Split Enz, Chris Knox, Tami Neilson and countless others have lent priceless memorabilia from their careers - in Lorde's case one of her Grammy Awards - to take part in Volume: Making Music in Aotearoa, at the Auckland War Memorial Museum.

The exhibition is open until May next year and features a mammoth 200 items and 500 photos spanning New Zealand's music history.

Lorde, real name Ella Yellich-O'Connor, also lent the outfit she wore on stage at the awards.


Featured alongside that more current outfit are Split Enz' classic suit costumes, and lyrics penned by Neil Finn.

Chris Knox's four-track recorder is also on display, as is an interactive DJ booth.

The items date back to the 1950s and at the opening event on Thursday night, radio DJ and MC Karen Hay said that was part of what made the exhibition so special.

Hay said it was touching to see local musicians being celebrated.

"We embrace it as an art form that's valuable and that's taken a long time to do."

Cultural cringe around New Zealand music had been heartbreaking to see in previous decades, and having young artists such as Lorde so well-loved was a welcome change, Hay said.

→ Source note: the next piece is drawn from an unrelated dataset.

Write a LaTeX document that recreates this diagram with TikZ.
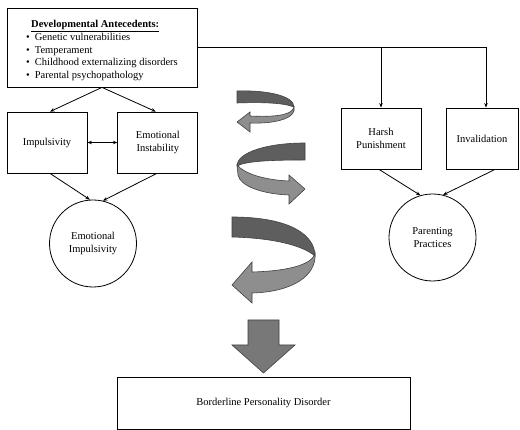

Silver Scroll winner Neilson, who had a touring poster and a signed copy of Loretta Lynn's autobiography featured in the exhibition, said as a Canadian-born artist it felt extremely special to be included.

"It feels like I'm being embraced and accepted by New Zealand."

Jools and Lynda Topp with The Chicks Judy Hindman and Suzanne Lynch at the exhibition. Photo / Dean Purcell
Jools and Lynda Topp with The Chicks Judy Hindman and Suzanne Lynch at the exhibition. Photo / Dean Purcell

Moana Maniapoto, of Moana and the Tribe, had a conch shell and her international songwriting award on display.

She was the first Kiwi artist to win that specific award.

The conch shell represented her band's fusion of Maori and reggae music, she said.

Auckland Museum's Esther Tobin, who helped bring the project together, said she hoped the exhibition would be a trip down memory lane for older fans and inspire the next generation to make music.